Schwerwiegende Sicherheitsvorfälle melden, müssen Institute erst seit November 2015, so Obermöller, fügt aber hinzu: „Wir wüssten aber auch davon, wenn es vorher einen nennenswerten Fall gegeben hätte.“ Angriffe gebe es ständig, jeden Tag. Bisher könnten sich die deutschen Institute jedoch gut verteidigen. „Die deutschen Institute sind gut aufgestellt.“ Professor Freiling sagt allerdings auch: „Mich würde es sehr überraschen, wenn bei deutschen Banken in der Vergangenheit alle vergleichbaren Manipulationsversuche entdeckt worden wären.“

Die Angriffe würden zunehmend von langer Hand geplant und zunehmend personalisierter, erklärt Obermöller. So bekommt der Bankmitarbeiter vielleicht nichtsahnend eine Mail mit einer Glückwunschkarte eines guten Freundes im Anhang. Dazu gebe es Erpressungsversuche: Kriminelle fordern Geld verbunden mit der Drohung ansonsten das System lahmzulegen.
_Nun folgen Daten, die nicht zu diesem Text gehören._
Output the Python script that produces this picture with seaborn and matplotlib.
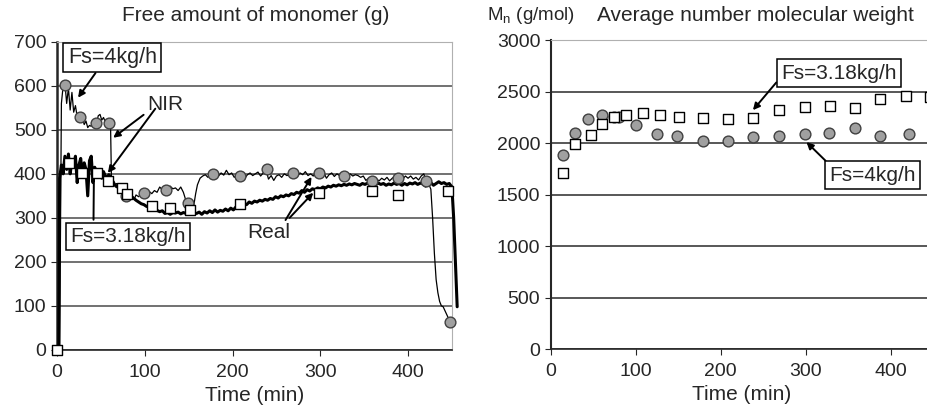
import numpy as np
import seaborn as sns
from matplotlib import pyplot as plt

# ---- data ----
# left panel: NIR signal, Fs = 4 kg/h (thin line)
nir4_t = [0, 3, 5, 7, 9, 11, 13, 15, 17, 19, 21, 23, 25, 27, 29, 31, 33, 35, 37, 39,
          41, 43, 45, 47, 49, 51, 53, 55, 57, 59, 61, 62, 64, 66, 68, 70, 72, 74, 76, 78,
          80, 83, 86, 88, 90, 93, 96, 99, 102, 105, 108, 111, 114, 117, 120, 123, 126, 129, 132, 135,
          138, 141, 144, 146, 148, 150, 152, 154, 156, 158, 160, 163, 166, 169, 172, 175, 178, 181, 184, 187,
          190, 193, 196, 199, 202, 205, 208, 211, 214, 217, 220, 223, 226, 229, 232, 235, 238, 241, 244, 247,
          250, 253, 256, 259, 262, 265, 268, 271, 274, 277, 280, 283, 286, 289, 292, 295, 298, 301, 304, 307,
          310, 313, 316, 319, 322, 325, 328, 331, 334, 337, 340, 343, 346, 349, 352, 355, 358, 361, 364, 367,
          370, 373, 376, 379, 382, 385, 388, 391, 394, 397, 400, 403, 406, 409, 412, 415, 418, 420, 422, 424,
          426, 428, 430, 432, 434, 436, 438, 440, 443, 446, 448]
nir4_v = [0, 5, 560, 600, 607, 560, 595, 545, 585, 540, 555, 530, 530, 520, 525, 512, 520, 505, 510, 508,
          520, 525, 515, 532, 535, 522, 528, 518, 520, 515, 512, 390, 385, 375, 378, 370, 372, 362, 358, 352,
          350, 345, 348, 342, 352, 348, 355, 358, 352, 360, 355, 362, 358, 370, 364, 366, 360, 372, 366, 368,
          362, 370, 358, 345, 330, 322, 320, 318, 330, 355, 375, 390, 395, 398, 392, 400, 398, 405, 395, 402,
          397, 408, 398, 402, 392, 398, 395, 400, 390, 398, 402, 396, 400, 404, 395, 402, 410, 388, 396, 385,
          395, 398, 392, 400, 396, 398, 403, 400, 395, 402, 398, 405, 396, 400, 395, 402, 400, 396, 403, 390,
          398, 402, 394, 400, 396, 392, 398, 396, 400, 395, 398, 396, 392, 395, 385, 390, 386, 382, 388, 384,
          390, 386, 392, 384, 390, 395, 387, 392, 388, 395, 390, 395, 388, 392, 386, 395, 400, 385, 380, 375,
          365, 300, 220, 160, 130, 110, 100, 98, 85, 72, 64]

# left panel: NIR signal, Fs = 3.18 kg/h (thick line)
nir318_t = [0, 2, 3, 5, 7, 9, 11, 13, 15, 17, 19, 21, 23, 25, 27, 29, 31, 33, 35, 37,
            39, 41, 43, 45, 47, 49, 51, 53, 55, 57, 59, 61, 63, 65, 67, 69, 71, 73, 75, 78,
            81, 84, 87, 90, 93, 96, 99, 102, 105, 108, 111, 114, 117, 120, 123, 126, 129, 132, 135, 138,
            141, 144, 147, 150, 153, 156, 159, 162, 165, 168, 171, 174, 177, 180, 183, 186, 189, 192, 195, 198,
            201, 204, 207, 210, 213, 216, 219, 222, 225, 228, 231, 234, 237, 240, 243, 246, 249, 252, 255, 258,
            261, 264, 267, 270, 273, 276, 279, 282, 285, 288, 291, 294, 297, 300, 303, 306, 309, 312, 315, 318,
            321, 324, 327, 330, 333, 336, 339, 342, 345, 348, 351, 354, 357, 360, 363, 366, 369, 372, 375, 378,
            381, 384, 387, 390, 393, 396, 399, 402, 405, 408, 411, 414, 417, 420, 423, 426, 429, 432, 435, 438,
            441, 444, 447, 450, 452, 454, 456]
nir318_v = [0, 5, 390, 420, 400, 440, 410, 445, 400, 430, 415, 440, 380, 420, 435, 395, 425, 410, 350, 430,
            440, 380, 415, 395, 400, 410, 390, 405, 395, 390, 398, 392, 385, 378, 372, 370, 366, 368, 362, 358,
            352, 350, 345, 340, 336, 332, 330, 326, 325, 320, 318, 317, 314, 316, 310, 312, 308, 312, 311, 313,
            309, 312, 310, 312, 308, 311, 310, 313, 308, 314, 311, 316, 312, 318, 313, 317, 315, 320, 316, 322,
            318, 325, 328, 325, 332, 330, 336, 333, 338, 336, 340, 338, 342, 340, 344, 342, 348, 345, 350, 348,
            352, 350, 355, 353, 358, 356, 362, 358, 364, 361, 366, 364, 368, 366, 370, 368, 372, 370, 374, 372,
            375, 373, 376, 374, 377, 375, 378, 376, 374, 378, 376, 379, 374, 377, 375, 379, 376, 378, 374, 377,
            375, 379, 376, 378, 374, 378, 375, 379, 377, 380, 376, 379, 377, 372, 378, 380, 374, 378, 382, 378,
            380, 376, 378, 370, 300, 200, 98]

# left panel: real (offline) samples
real4_t = [9, 26, 44, 59, 79, 99, 124, 149, 178, 209, 239, 269, 299, 327, 359, 388, 421, 448]
real4_v = [602, 529, 516, 516, 350, 357, 364, 334, 400, 395, 411, 402, 402, 395, 384, 391, 384, 64]
real318_t = [0, 14, 28, 45, 58, 74, 80, 108, 129, 151, 209, 299, 359, 388, 446]
real318_v = [0, 424, 402, 402, 384, 367, 354, 328, 322, 318, 332, 356, 362, 352, 360]

# right panel: Mn (g/mol)
mn4_t = [14, 29, 44, 60, 74, 81, 100, 125, 149, 179, 209, 238, 269, 299, 328, 358, 388, 422, 450]
mn4_v = [1885, 2100, 2230, 2270, 2250, 2250, 2180, 2085, 2070, 2020, 2020, 2055, 2070, 2085, 2100, 2145, 2070, 2085, 2080]
mn318_t = [14, 29, 47, 60, 74, 89, 109, 129, 151, 179, 209, 238, 269, 299, 329, 358, 388, 418, 446]
mn318_v = [1710, 1990, 2083, 2190, 2250, 2270, 2290, 2270, 2255, 2240, 2230, 2245, 2320, 2350, 2365, 2345, 2425, 2455, 2450]

xticks = [0, 100, 200, 300, 400]

sns.set_style("ticks")
plt.rcParams['font.family'] = ['Liberation Sans', 'DejaVu Sans']
plt.rcParams['mathtext.fontset'] = 'custom'
plt.rcParams['mathtext.rm'] = 'Liberation Sans'

fig = plt.figure(figsize=(9.27, 4.18), dpi=100)
ax1 = fig.add_axes([0.0615, 0.163, 0.426, 0.737])
ax2 = fig.add_axes([0.594, 0.165, 0.4126, 0.739])

circ = dict(marker='o', s=60, color='#a0a0a0', edgecolor='#404040', linewidth=1, zorder=5)
sq = dict(marker='s', s=55, color='white', edgecolor='black', linewidth=1, zorder=5)

# ---- left panel ----
sns.lineplot(x=nir4_t, y=nir4_v, ax=ax1, color='black', lw=0.9, zorder=3)
sns.lineplot(x=nir318_t, y=nir318_v, ax=ax1, color='black', lw=2.2, zorder=3)
for ln in ax1.lines:
    ln.set_clip_on(False)
sns.scatterplot(x=real4_t, y=real4_v, ax=ax1, clip_on=False, **circ)
sns.scatterplot(x=real318_t, y=real318_v, ax=ax1, clip_on=False, **sq)

ax1.set_xlim(0, 450)
ax1.set_ylim(0, 700)
ax1.set_xticks(xticks)
ax1.set_yticks(range(0, 701, 100))
ax1.grid(axis='y', color='#4a4a4a', lw=1.1)
ax1.set_axisbelow(True)
for s in ['top', 'right']:
    ax1.spines[s].set_color('#b0b0b0')
ax1.spines['left'].set_linewidth(1.8)
ax1.spines['bottom'].set_linewidth(1.2)
ax1.set_xlabel('Time (min)', fontsize=15, labelpad=4)
ax1.set_ylabel('')
ax1.tick_params(labelsize=14, length=4)
ax1.tick_params(axis='x', pad=6)
fig.text(0.276, 0.962, 'Free amount of monomer (g)', ha='center', va='center', fontsize=15)

box = dict(boxstyle='square,pad=0.2', fc='white', ec='black', lw=1.1)
arr = dict(arrowstyle='-|>', color='black', lw=1.4, mutation_scale=10, shrinkA=0, shrinkB=0)
ax1.annotate('Fs=4kg/h', xy=(24, 573), xytext=(63, 664), ha='center', va='center',
             fontsize=15.5, bbox=box, arrowprops=dict(arr, relpos=(0.35, 0.0)))
ax1.annotate('NIR', xy=(64, 482), xytext=(123, 557), ha='center', va='center',
             fontsize=15, arrowprops=dict(arr, relpos=(0.0, 0.1)))
ax1.annotate('', xy=(58, 402), xytext=(112, 548), arrowprops=arr)
ax1.annotate('Fs=3.18kg/h', xy=(42, 385), xytext=(81, 257), ha='center', va='center',
             fontsize=15, bbox=box,
             arrowprops=dict(arrowstyle='-', color='black', lw=1.4, relpos=(0.2, 1.0)))
ax1.annotate('Real', xy=(290, 393), xytext=(241, 266), ha='center', va='center',
             fontsize=15, arrowprops=dict(arr, relpos=(0.85, 1.0)))
ax1.annotate('', xy=(292, 357), xytext=(265, 300), arrowprops=arr)

# ---- right panel ----
sns.scatterplot(x=mn4_t, y=mn4_v, ax=ax2, **circ)
sns.scatterplot(x=mn318_t, y=mn318_v, ax=ax2, **sq)
ax2.set_xlim(0, 450)
ax2.set_ylim(0, 3000)
ax2.set_xticks(xticks)
ax2.set_yticks(range(0, 3001, 500))
ax2.grid(axis='y', color='#2a2a2a', lw=1.1)
ax2.set_axisbelow(True)
ax2.spines['top'].set_color('#b0b0b0')
ax2.spines['right'].set_visible(False)
ax2.spines['left'].set_linewidth(1.5)
ax2.spines['bottom'].set_linewidth(1.2)
ax2.set_xlabel('Time (min)', fontsize=15, labelpad=4)
ax2.set_ylabel('')
ax2.tick_params(labelsize=14, length=4)
ax2.tick_params(axis='x', pad=6)
fig.text(0.573, 0.962, r'M$_\mathrm{n}$ (g/mol)', ha='center', va='center', fontsize=13.5)
fig.text(0.815, 0.962, 'Average number molecular weight', ha='center', va='center', fontsize=15)

ax2.annotate('Fs=3.18kg/h', xy=(238, 2320), xytext=(339, 2680), ha='center', va='center',
             fontsize=15, bbox=box, arrowprops=dict(arr, relpos=(0.0, 0.3)))
ax2.annotate('Fs=4kg/h', xy=(301, 2010), xytext=(379, 1690), ha='center', va='center',
             fontsize=15, bbox=box, arrowprops=dict(arr, relpos=(0.1, 0.6)))

plt.savefig('out.png', dpi=100)
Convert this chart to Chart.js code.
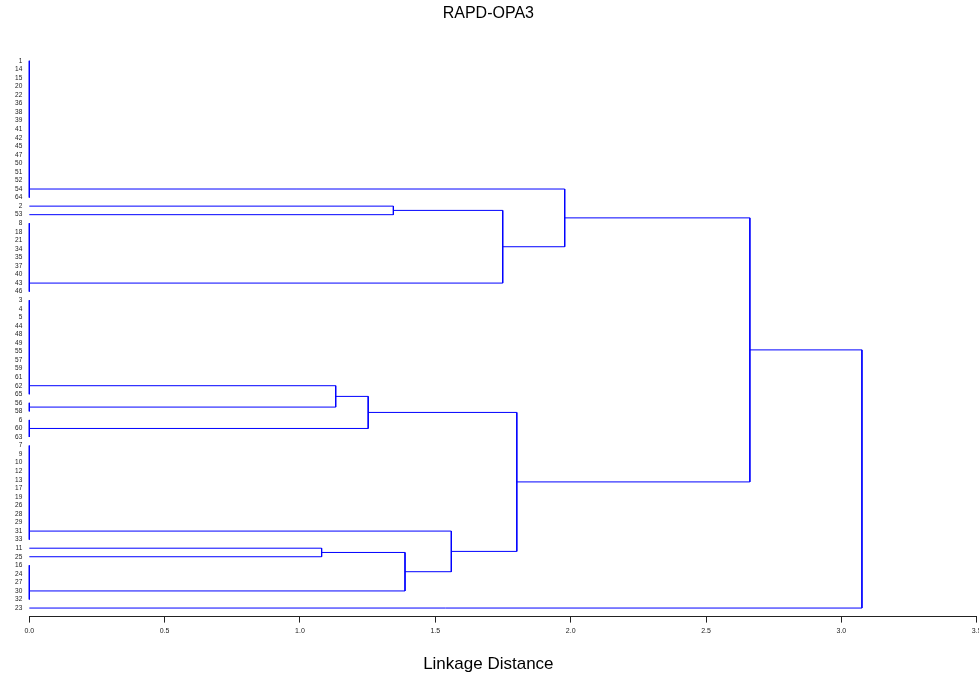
<!DOCTYPE html>
<html><head><meta charset="utf-8">
<script src="https://cdn.jsdelivr.net/npm/chart.js@4.4.0/dist/chart.umd.min.js"></script>
<style>html,body{margin:0;padding:0;background:#fff;}#wrap{width:979px;height:679px;}</style>
</head><body><div id="wrap"><canvas id="c" width="979" height="679"></canvas></div>
<script>
const chartTitle = 'RAPD-OPA3';
const axisTitle = 'Linkage Distance';
const leafLabels = ['1','14','15','20','22','36','38','39','41','42','45','47','50','51','52','54','64',
  '2','53','8','18','21','34','35','37','40','43','46',
  '3','4','5','44','48','49','55','57','59','61','62','65','56','58','6','60','63',
  '7','9','10','12','13','17','19','26','28','29','31','33','11','25','16','24','27','30','32','23'];
const xTicks = [0, 0.5, 1.0, 1.5, 2.0, 2.5, 3.0, 3.5];

// groups joined at zero linkage distance
const tieA = ['1','14','15','20','22','36','38','39','41','42','45','47','50','51','52','54','64'];
const tieC = ['8','18','21','34','35','37','40','43','46'];
const tieD = ['3','4','5','44','48','49','55','57','59','61','62','65'];
const tieE = ['56','58'];
const tieF = ['6','60','63'];
const tieG = ['7','9','10','12','13','17','19','26','28','29','31','33'];
const tieI = ['16','24','27','30','32'];
const tieNames = ['A','C','D','E','F','G','I'];
const tieMembers = [tieA, tieC, tieD, tieE, tieF, tieG, tieI];

// merges
const mergeNames  = ['B','BC','ABC','DE','DEF','H','HI','GHI','LOW','MAIN','ROOT'];
const mergeLeft   = ['2','B','A','D','DE','11','H','G','DEF','ABC','MAIN'];
const mergeRight  = ['53','C','BC','E','F','25','I','HI','GHI','LOW','23'];
const mergeHeight = [1.345, 1.749, 1.978, 1.132, 1.252, 1.080, 1.388, 1.559, 1.801, 2.662, 3.076];

const idx = l => leafLabels.indexOf(l);
function nodeOf(name) {
  const t = tieNames.indexOf(name);
  if (t >= 0) {
    const m = tieMembers[t];
    const f = idx(m[0]), l = idx(m[m.length - 1]);
    return {h: 0, y: m.length > 2 ? l - 1 : (f + l) / 2};
  }
  const k = mergeNames.indexOf(name);
  if (k >= 0) {
    const a = nodeOf(mergeLeft[k]), b = nodeOf(mergeRight[k]);
    return {h: mergeHeight[k], y: (a.y + b.y) / 2};
  }
  return {h: 0, y: idx(name)};
}

const lineStyle = {borderColor: 'rgb(0,0,255)', borderWidth: 1, pointRadius: 0, pointHoverRadius: 0, showLine: true, fill: false, tension: 0, clip: false};
const datasets = [];
tieMembers.forEach(m => {
  datasets.push(Object.assign({data: [{x: 0, y: idx(m[0])}, {x: 0, y: idx(m[m.length - 1])}]}, lineStyle));
});
mergeNames.forEach((n, k) => {
  const a = nodeOf(mergeLeft[k]), b = nodeOf(mergeRight[k]), H = mergeHeight[k];
  datasets.push(Object.assign({data: [{x: a.h, y: a.y}, {x: H, y: a.y}, {x: H, y: b.y}, {x: b.h, y: b.y}]}, lineStyle));
});

Chart.defaults.font.family = "'Liberation Sans', Arial, sans-serif";
new Chart(document.getElementById('c'), {
  type: 'scatter',
  data: {datasets},
  options: {
    responsive: false, animation: false, events: [],
    layout: {padding: {left: 0, right: 2.3, top: 0, bottom: 0}},
    plugins: {
      legend: {display: false}, tooltip: {enabled: false},
      title: {display: true, text: chartTitle, color: '#000', font: {size: 16, weight: 'normal'}, padding: {top: 4, bottom: 29}},
      subtitle: {display: true, text: axisTitle, position: 'bottom', color: '#000', font: {size: 17, weight: 'normal'}, padding: {top: 20, bottom: 4}}
    },
    scales: {
      x: {
        type: 'linear', min: 0, max: 3.5,
        afterBuildTicks: s => { s.ticks = xTicks.map(v => ({value: v})); },
        ticks: {callback: v => Number(v).toFixed(1), font: {size: 7}, color: '#222', padding: 4, maxRotation: 0, autoSkip: false},
        grid: {drawOnChartArea: false, drawTicks: true, tickLength: 6, color: '#222'},
        border: {display: true, color: '#222'},
        afterFit: s => { s.paddingLeft = 0; s.paddingRight = 0; s.height = 18; }
      },
      y: {
        type: 'linear', reverse: true, min: -1, max: 65,
        afterBuildTicks: s => { s.ticks = leafLabels.map((l, i) => ({value: i})); },
        ticks: {callback: v => leafLabels[v], autoSkip: false, font: {size: 6.5}, color: '#222', padding: 7},
        grid: {display: false, drawTicks: false},
        border: {display: false},
        afterFit: s => { s.width = 29.3; s.paddingTop = 0; s.paddingBottom = 0; }
      }
    }
  }
});
</script></body></html>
Doch für diese Szenarien haben Banken aufwendige leistungsstarke Backup-Systeme, die dann zum Einsatz kämen, um einer Überlastung vorzubeugen.

Kaspersky verweist auf eine Trendwende unter Cyberkriminellen: Nicht mehr das Online-Banking sei Hauptziel, sondern immer häufiger die Finanzinstitute direkt. Und: „Fast jeder Geldautomat weltweit kann illegal gekapert oder manipuliert werden“, heißt es in einer Mitteilung des Unternehmens, das weltweit 3000 Mitarbeiter beschäftigt und seine deutsche Tochter in Ingolstadt hat. Laut einer Analyse liege das an der weit verbreiteten Nutzung veralteter und unsicherer Software, Fehler in der Netzwerkkonfiguration sowie Mängeln bei der physischen Sicherheit von Geldautomaten.